“EL SEÑOR ABRE LOS OJOS AL CIEGO” 

“El Señor abre los ojos al ciego, el Señor endereza a los que ya se doblan” (Sal 145,6).

En efecto, los ciegos acudían a Jesús y Él les abría los ojos (cf. Mc 10,46-52). ¡Qué gracia tan grande cuando una persona cuyos ojos físicos no podían ver vuelve a contemplar la gloriosa Creación y a las personas de faz en faz!

Pero incomparablemente mayor aún es la gracia de que nos sean abiertos los ojos del espíritu, para contemplar la gloria de Dios y reconocer el amor de nuestro Padre Celestial.

Jesús se lamenta de que “teniendo ojos no veis y teniendo oídos no oís” (Mc 8,18).
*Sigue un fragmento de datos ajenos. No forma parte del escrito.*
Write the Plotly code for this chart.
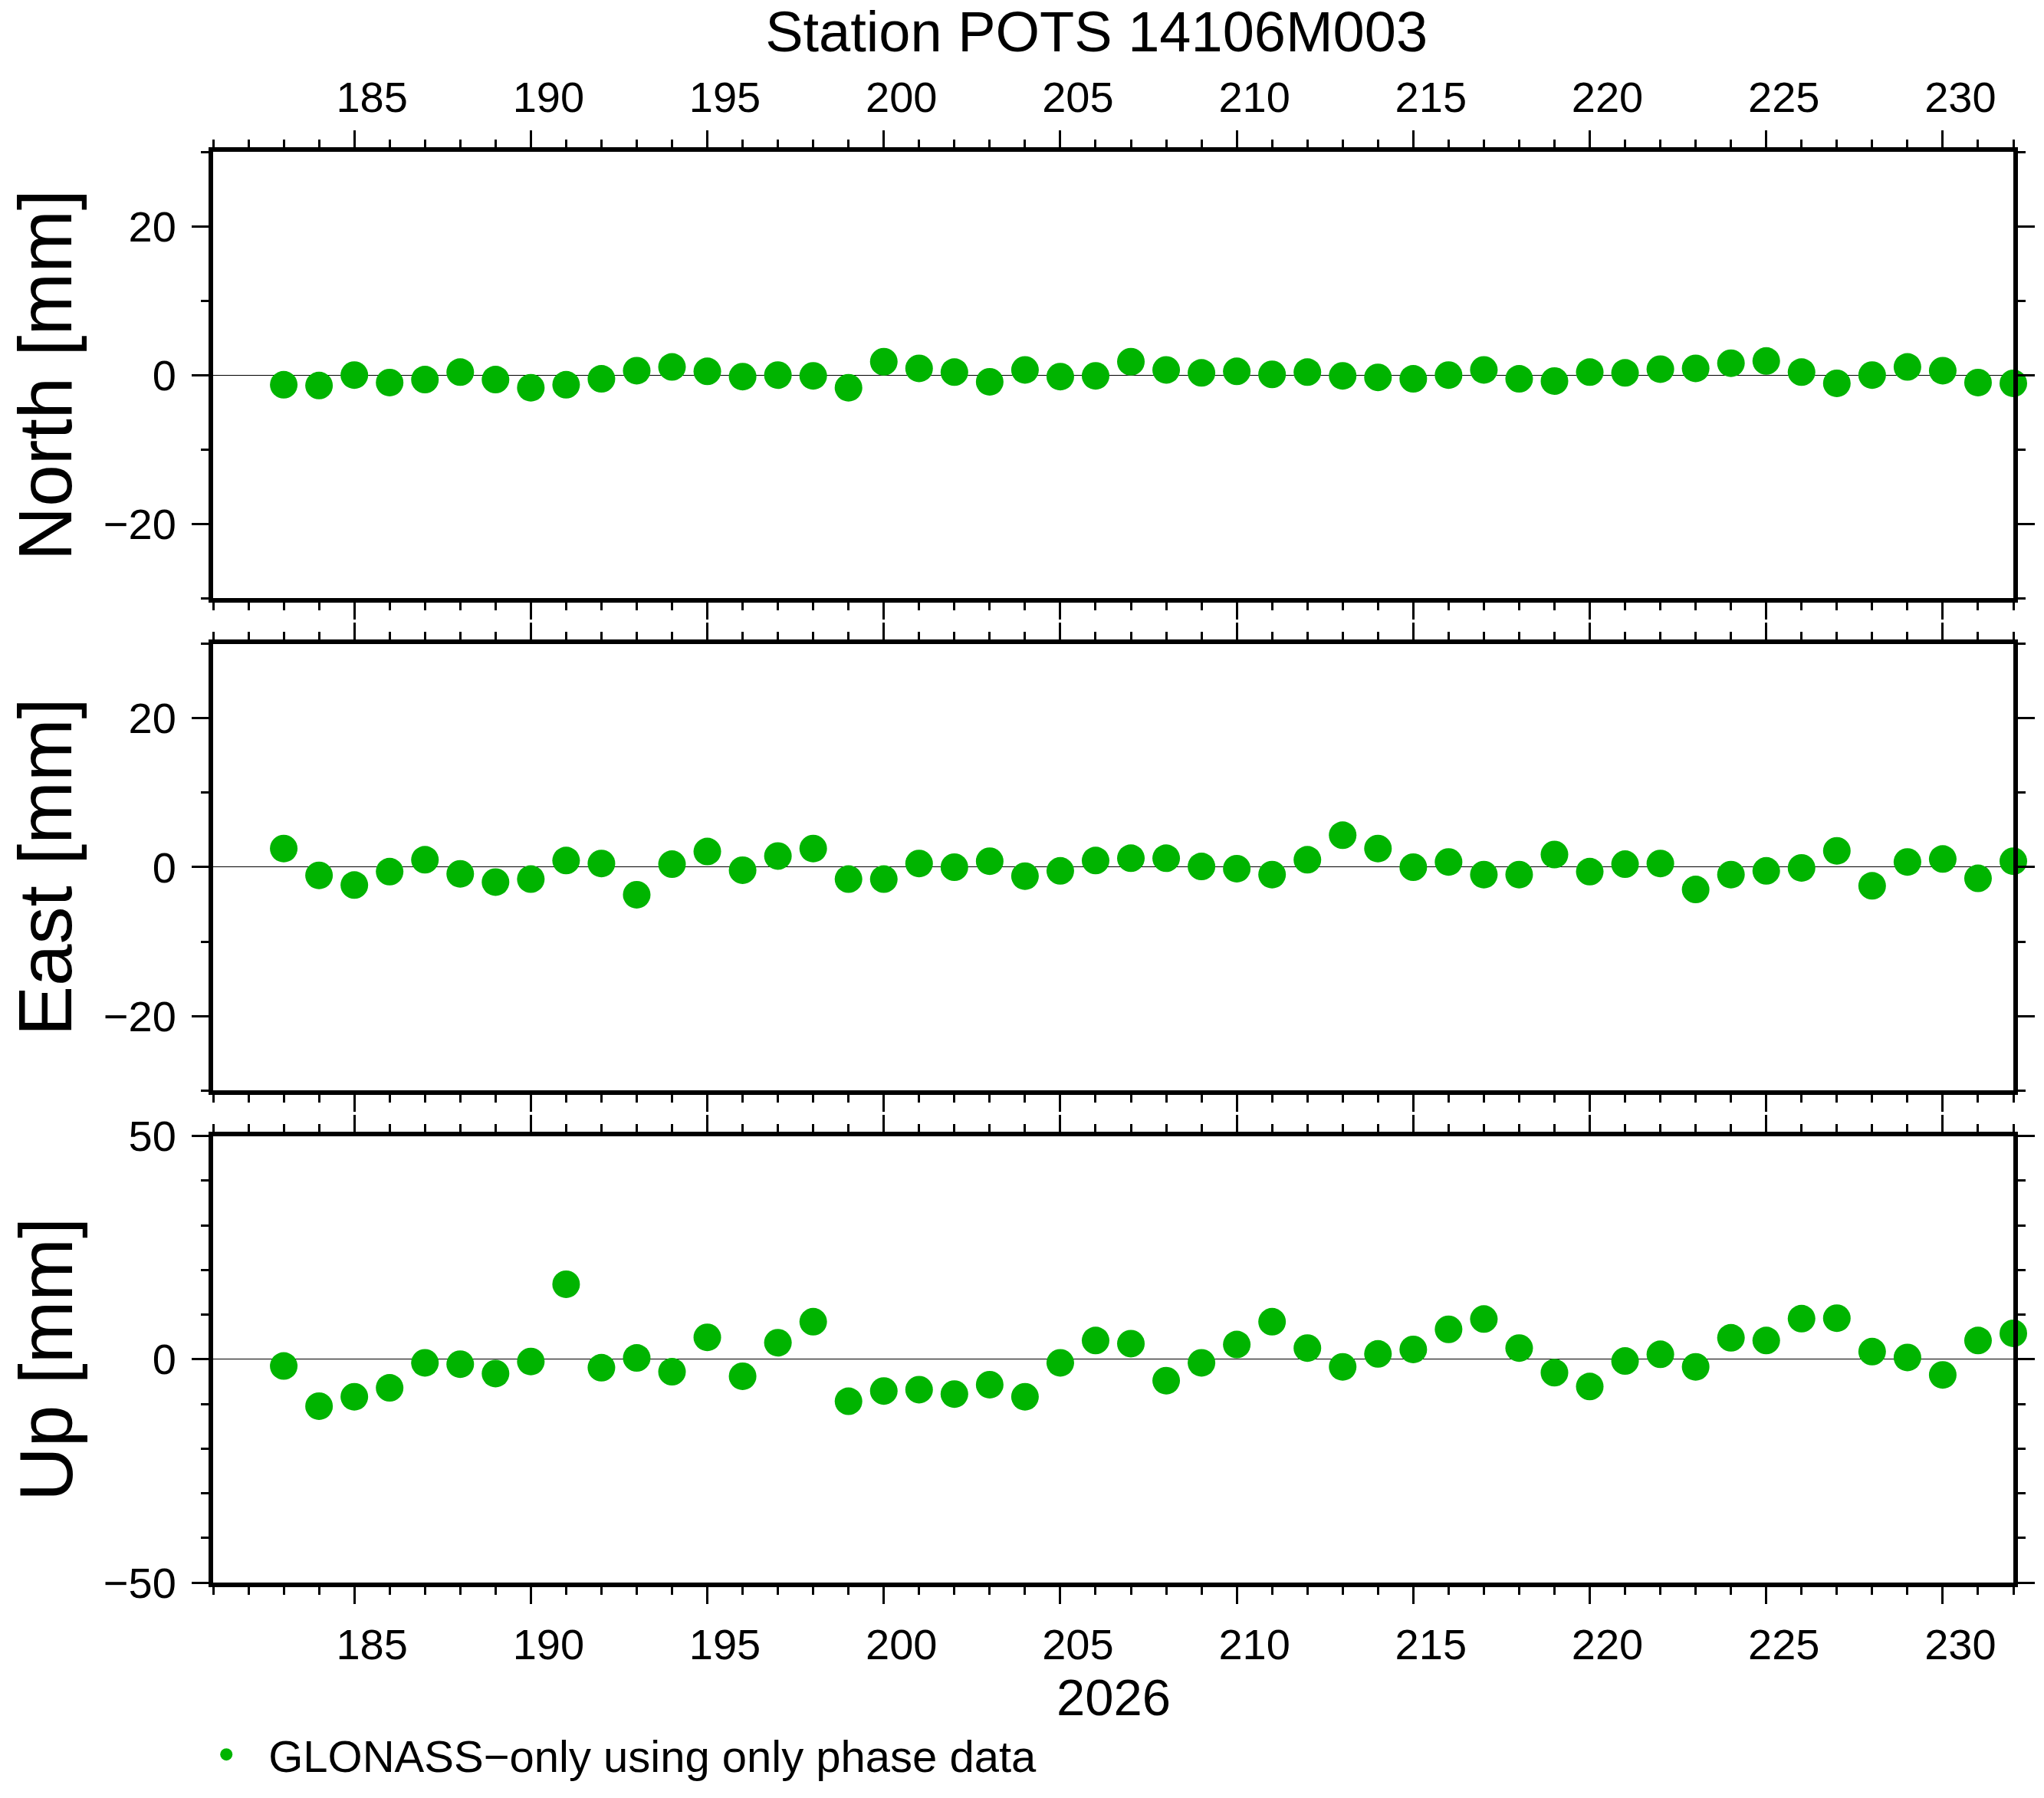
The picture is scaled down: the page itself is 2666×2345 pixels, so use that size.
import plotly.graph_objects as go
from plotly.subplots import make_subplots

# day of year 2026
days = [183, 184, 185, 186, 187, 188, 189, 190, 191, 192,
        193, 194, 195, 196, 197, 198, 199, 200, 201, 202,
        203, 204, 205, 206, 207, 208, 209, 210, 211, 212,
        213, 214, 215, 216, 217, 218, 219, 220, 221, 222,
        223, 224, 225, 226, 227, 228, 229, 230, 231, 232]

# residuals in mm
north = [-1.3, -1.4, 0.0, -1.0, -0.6, 0.4, -0.6, -1.7, -1.3, -0.5,
         0.6, 1.1, 0.5, -0.2, 0.0, -0.1, -1.7, 1.8, 0.9, 0.4,
         -0.9, 0.7, -0.2, -0.1, 1.8, 0.7, 0.3, 0.5, 0.1, 0.4,
         -0.1, -0.3, -0.5, 0.0, 0.7, -0.5, -0.8, 0.4, 0.3, 0.8,
         0.9, 1.6, 1.9, 0.4, -1.1, 0.0, 1.1, 0.6, -1.0, -1.1]
east = [2.5, -1.1, -2.4, -0.6, 1.0, -0.9, -2.0, -1.6, 0.9, 0.5,
        -3.7, 0.4, 2.1, -0.4, 1.5, 2.5, -1.6, -1.6, 0.5, 0.0,
        0.8, -1.2, -0.5, 0.9, 1.2, 1.2, 0.1, -0.2, -1.0, 1.0,
        4.3, 2.5, 0.0, 0.7, -1.0, -1.0, 1.7, -0.6, 0.4, 0.5,
        -3.0, -1.0, -0.5, -0.1, 2.2, -2.5, 0.7, 1.1, -1.5, 0.8]
up = [-1.5, -10.5, -8.4, -6.4, -0.8, -1.1, -3.2, -0.5, 16.8, -1.9,
      0.3, -2.8, 4.9, -3.8, 3.7, 8.4, -9.4, -7.1, -6.8, -7.8,
      -5.7, -8.4, -0.8, 4.2, 3.5, -4.8, -0.8, 3.3, 8.4, 2.5,
      -1.7, 1.2, 2.2, 6.7, 9.0, 2.5, -3.0, -6.1, -0.4, 1.1,
      -1.7, 4.8, 4.2, 9.1, 9.2, 1.7, 0.4, -3.5, 4.2, 5.8]

panel_titles = ["North [mm]", "East [mm]", "Up [mm]"]
y_ranges = [[-30, 30], [-30, 30], [-50, 50]]
y_major = [20, 20, 50]
series_name = "GLONASS\u2212only using only phase data"
title_text = "Station POTS 14106M003"
year_label = "2026"

GREEN = "rgb(0,180,0)"
FONT = "Liberation Sans"

# page geometry (px)
W, H = 2666, 2345
L, R, T, B = 278, 26, 198, 260
plot_w = W - L - R
plot_h = H - T - B
panel_px = [(198, 787), (847, 1436), (1496, 2085)]
domains = [[(H - B - bot) / plot_h, (H - B - top) / plot_h] for top, bot in panel_px]

fig = make_subplots(rows=3, cols=1)

for i, vals in enumerate([north, east, up]):
    fig.add_trace(
        go.Scatter(
            x=days, y=vals, mode="markers", name=series_name,
            marker=dict(color=GREEN, size=36, line=dict(width=0)),
            cliponaxis=False, showlegend=(i == 0),
        ),
        row=i + 1, col=1,
    )

axis_common = dict(
    showline=True, linecolor="black", linewidth=6, mirror="ticks",
    ticks="outside", ticklen=22, tickwidth=3, tickcolor="black",
    showgrid=False,
    tickfont=dict(family=FONT, size=56, color="black"),
)

for i in range(3):
    n = "" if i == 0 else str(i + 1)
    # day labels sit in the middle of the day interval
    fig.layout["xaxis" + n].update(
        range=[181, 232], tick0=180, dtick=5,
        minor=dict(dtick=1, ticklen=10, tickwidth=3, tickcolor="black", ticks="outside"),
        zeroline=False, domain=[0, 1],
        side="top" if i == 0 else "bottom",
        showticklabels=(i != 1),
        ticklabelshift=23,
        ticklabelstandoff=2 if i == 0 else 5,
        **axis_common,
    )
    fig.layout["yaxis" + n].update(
        range=y_ranges[i], tick0=0, dtick=y_major[i],
        minor=dict(dtick=10, ticklen=10, tickwidth=3, tickcolor="black", ticks="outside"),
        zeroline=True, zerolinecolor="black", zerolinewidth=1.2,
        domain=domains[i], ticklabelstandoff=9,
        **axis_common,
    )
    fig.add_annotation(
        text=panel_titles[i], showarrow=False, textangle=-90,
        xref="paper", x=(58 - L) / plot_w, xanchor="center",
        yref=("y" + n + " domain"), y=0.5, yanchor="middle",
        font=dict(family=FONT, size=98, color="black"),
    )

fig.add_annotation(
    text=year_label, showarrow=False,
    xref="x3 domain", x=0.5, xanchor="center",
    yref="paper", y=(H - B - 2236) / plot_h, yanchor="middle",
    font=dict(family=FONT, size=67, color="black"),
)

fig.update_layout(
    width=W, height=H,
    margin=dict(l=L, r=R, t=T, b=B),
    paper_bgcolor="white", plot_bgcolor="white",
    font=dict(family=FONT, color="black"),
    title=dict(
        text=title_text, xref="paper", x=(1437 - L) / plot_w, xanchor="center",
        yref="container", y=1 - 15 / H, yanchor="top",
        font=dict(family=FONT, size=74, color="black"),
    ),
    showlegend=True,
    legend=dict(
        x=(240 - L) / plot_w, xanchor="left", y=(H - B - 2312) / plot_h, yanchor="middle",
        bgcolor="rgba(0,0,0,0)", borderwidth=0, itemwidth=100,
        font=dict(family=FONT, size=58, color="black"),
    ),
)

page_fix = (
    "document.documentElement.style.margin='0px';"
    "document.documentElement.style.overflow='hidden';"
    "document.body.style.margin='0px';"
    "document.body.style.overflow='hidden';"
)
fig.write_html("out.html", config={"displayModeBar": False}, post_script=page_fix)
Esto significa que uno puede padecer una ceguera y sordera espiritual, de manera que no percibe conscientemente los beneficios de Dios ni los recibe de su mano. En tal caso, Dios sigue colmándonos de sus dones, pero nosotros no vemos la mano que nos los da.
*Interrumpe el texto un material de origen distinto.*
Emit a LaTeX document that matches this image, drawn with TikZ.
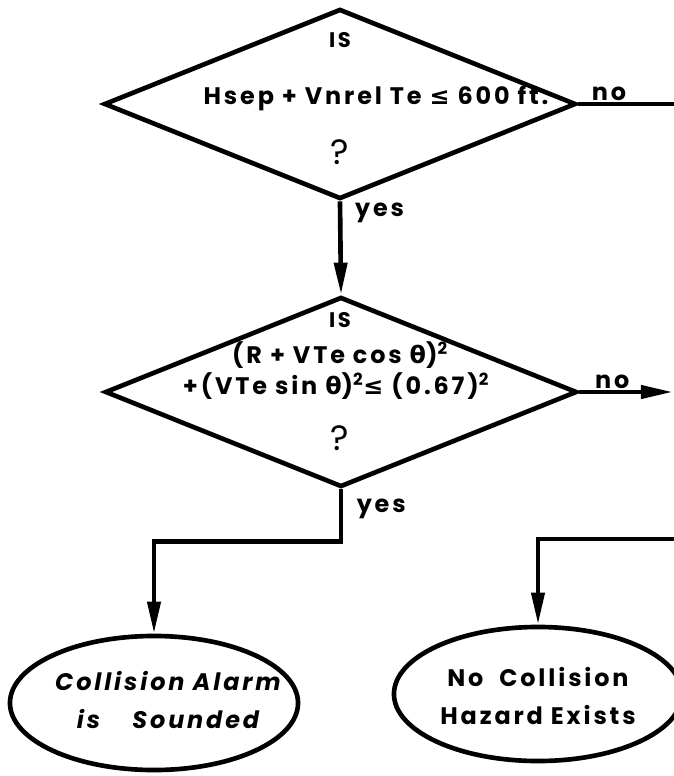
\documentclass[tikz,border=0pt]{standalone}
\usepackage{fontspec}
\setmainfont{Poppins}[LetterSpace=12]
\newfontfamily\symfont{DejaVu Sans}[LetterSpace=12]
\usetikzlibrary{arrows.meta,positioning,shapes.geometric}
\newcommand{\sq}{\textsuperscript{2}}
\tikzset{
  decision/.style={draw,diamond,line width=3.3pt,inner sep=0pt,minimum width=11.8cm,minimum height=4.75cm},
  outcome/.style={draw,ellipse,line width=3.3pt,inner sep=0pt,minimum width=7.2cm,minimum height=3.35cm},
  txt/.style={font=\fontsize{17}{22}\selectfont\bfseries,inner sep=1pt,align=center},
  small/.style={font=\fontsize{15}{18}\selectfont\bfseries,inner sep=1pt},
  query/.style={font=\fontsize{25}{28}\selectfont,inner sep=1pt},
  lbl/.style={font=\fontsize{17}{22}\selectfont\bfseries,inner sep=1pt},
  flow/.style={line width=3.3pt,-{Triangle[length=8mm,width=3.2mm]}},
  plain/.style={line width=3.3pt},
}

\begin{document}
\begin{tikzpicture}[x=0.025cm,y=-0.025cm]
  \useasboundingbox (0,0) rectangle (673,776);
  % the two tests
  \node[decision] (d1) at (340,104) {};
  \node[decision] (d2) at (341,392) {};
  \node[small] (d1is) at (340,40) {IS};
  \node[txt] (d1q) at (376,98) {Hsep + Vnrel Te {\symfont ≤} 600 ft.};
  \node[query] (d1m) at (340,152) {?};
  \node[small] (d2is) at (340,320) {IS};
  \node[txt] (d2a) at (340,355) {(R + VTe cos {\symfont θ})\sq};
  \node[txt] (d2b) at (336,386) {+(VTe sin {\symfont θ})\sq{\symfont ≤} (0.67)\sq};
  \node[query] (d2m) at (340,438) {?};
  % outcomes
  \node[outcome] (e1) at (154,703) {};
  \node[outcome] (e2) at (538,694) {};
  \node[txt,font=\fontsize{17}{27}\selectfont\bfseries\itshape] (e1t) at (168,700) {Collision Alarm\\is \quad Sounded};
  \node[txt,font=\fontsize{17}{27}\selectfont\bfseries] (e2t) at (538,696) {No \ Collision\\Hazard Exists};
  % free ends past the right margin
  \coordinate (o1) at (680,104);
  \coordinate (o2) at (673,392);
  \coordinate (o3) at (680,539);
  % connectors
  \draw[plain] (d1.east) -- node[lbl,above,pos=.3] {no} (o1);
  \draw[flow] (d1.south) -- node[lbl,right,pos=.12,xshift=8pt] {yes} (d2.north);
  \draw[flow] (d2.east) -- node[lbl,above,pos=.35] {no} (o2);
  \draw[flow] (d2.south) -- ++(0,52) -| (e1.north);
  \node[lbl,right=10pt of d2.south,yshift=-14pt] (y2) {yes};
  \draw[flow] (o3) -| (e2.north);
\end{tikzpicture}
\end{document}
Existen muchas clases de ceguera espiritual y todas ellas quiere sanarlas el Señor, si tan sólo elevamos a Él nuestros ojos. Cuando la luz del Espíritu Santo empieza a brillar en nosotros, atraviesa toda oscuridad. Así, se da un despertar, nuestros ojos espirituales se abren y comenzamos a ver con los ojos de Dios. Con el paso del tiempo, todo se vuelve más claro y la niebla se va desvaneciendo.
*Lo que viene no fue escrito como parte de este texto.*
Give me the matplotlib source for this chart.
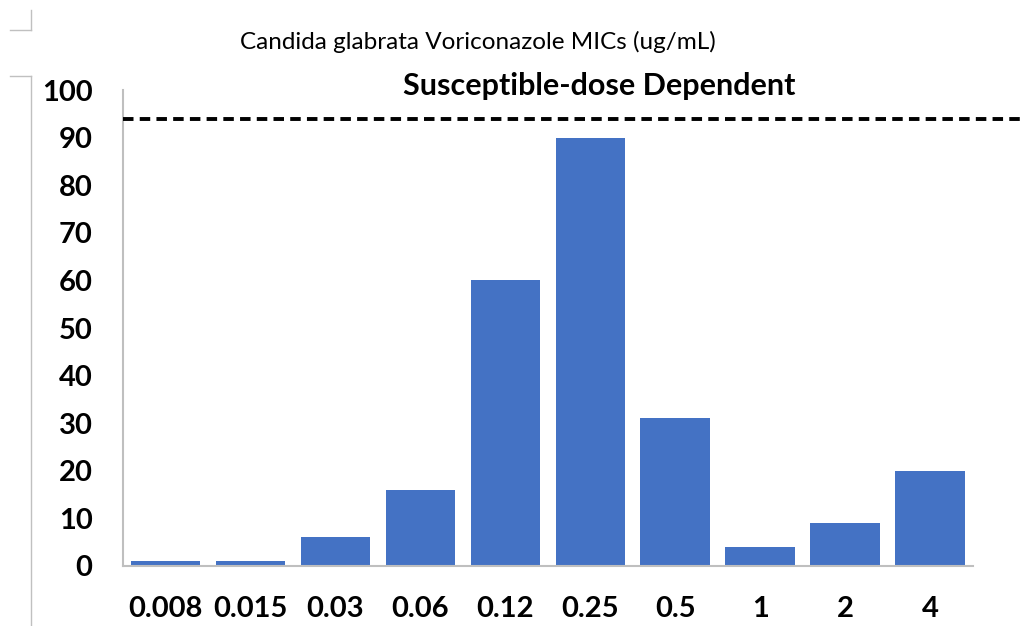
import matplotlib.pyplot as plt
from matplotlib.lines import Line2D

mic_labels = ["0.008", "0.015", "0.03", "0.06", "0.12", "0.25", "0.5", "1", "2", "4"]
counts = [1, 1, 6, 16, 60, 90, 31, 4, 9, 20]
sdd_level = 94
y_ticks = [0, 10, 20, 30, 40, 50, 60, 70, 80, 90, 100]

plt.rcParams['font.family'] = ['Lato', 'DejaVu Sans']

fig = plt.figure(figsize=(10.25, 6.26), dpi=100)
ax = fig.add_axes([0.12, 0.096, 0.829, 0.76])

x = list(range(len(counts)))
ax.bar(x, counts, width=0.82, color='#4472C4', zorder=2)

ax.set_xlim(-0.5, len(counts) - 0.5)
ax.set_ylim(0, 100)
ax.set_yticks(y_ticks)
ax.set_yticklabels([str(t) for t in y_ticks], fontsize=21, fontweight='bold')
ax.set_xticks(x)
ax.set_xticklabels(mic_labels, fontsize=21, fontweight='bold')
ax.tick_params(axis='y', length=0, pad=22)
ax.tick_params(axis='x', length=0, pad=22)

for side in ['top', 'right']:
    ax.spines[side].set_visible(False)
for side in ['left', 'bottom']:
    ax.spines[side].set_color('#bfbfbf')
    ax.spines[side].set_linewidth(1.5)

# SDD breakpoint line runs past the plot area to the edge
ax.plot([-0.5, 10.1], [sdd_level, sdd_level], color='black', lw=2.8,
        linestyle=(0, (2.7, 1.6)), clip_on=False, zorder=3)
ax.text(5.1, 100.8, "Susceptible-dose Dependent", ha='center', va='center',
        fontsize=22, fontweight='bold', clip_on=False)

fig.text(0.466, 0.933, "Candida glabrata Voriconazole MICs (ug/mL)", ha='center',
         va='center', fontsize=17.5)

# frame corners at the left edge
gray = '#c0c0c0'
fig.add_artist(Line2D([10/1025, 31/1025], [1-30/626, 1-30/626], color=gray, lw=1))
fig.add_artist(Line2D([31/1025, 31/1025], [1-10/626, 1-30/626], color=gray, lw=1))
fig.add_artist(Line2D([10/1025, 31/1025], [1-76/626, 1-76/626], color=gray, lw=1))
fig.add_artist(Line2D([31/1025, 31/1025], [1-76/626, 0], color=gray, lw=1))

fig.savefig('out.png', dpi=100)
A los que se doblan bajo la carga el Señor los llama: “Venid a mí todos los que estáis cansados y agobiados, y yo os aliviaré. Tomad sobre vosotros mi yugo y aprended de mí, que soy manso y humilde de corazón; y hallaréis descanso para vuestras almas. Porque mi yugo es suave y mi carga ligera” (Mt 11,28-29).

La carga que más nos doblega es la del pecado. Ésta subyuga al hombre y lo convierte en un esclavo. Así, ya no puede respirar libremente ni es capaz de reconocer la realidad de Dios como corresponde. Aunque él mismo no lo perciba, sólo despertará en él la verdadera vida cuando se encuentre conscientemente con el amor de Dios, cuando caigan las escamas de sus ojos y se deje enderezar por el Señor.

Precisamente éste es el deseo de nuestro Padre. Él no quiere que los hombres sean ciegos ni que estén atados por el pecado. Antes bien, quiere darnos aquella libertad que sólo Jesús puede conceder: “Si el Hijo os da libertad, seréis realmente libres” (Jn 8,36).

El Padre nos envía a su amado Hijo como prenda de su inquebrantable fidelidad, y en Él se hacen realidad a la vista de todos las palabras del salmo 145: “Los ciegos ven y los cojos andan, los leprosos quedan limpios y los sordos oyen, los muertos resucitan y se anuncia a los pobres la Buena Nueva” (Mt 11,5).

¡Nuestro Padre cumplió sus promesas!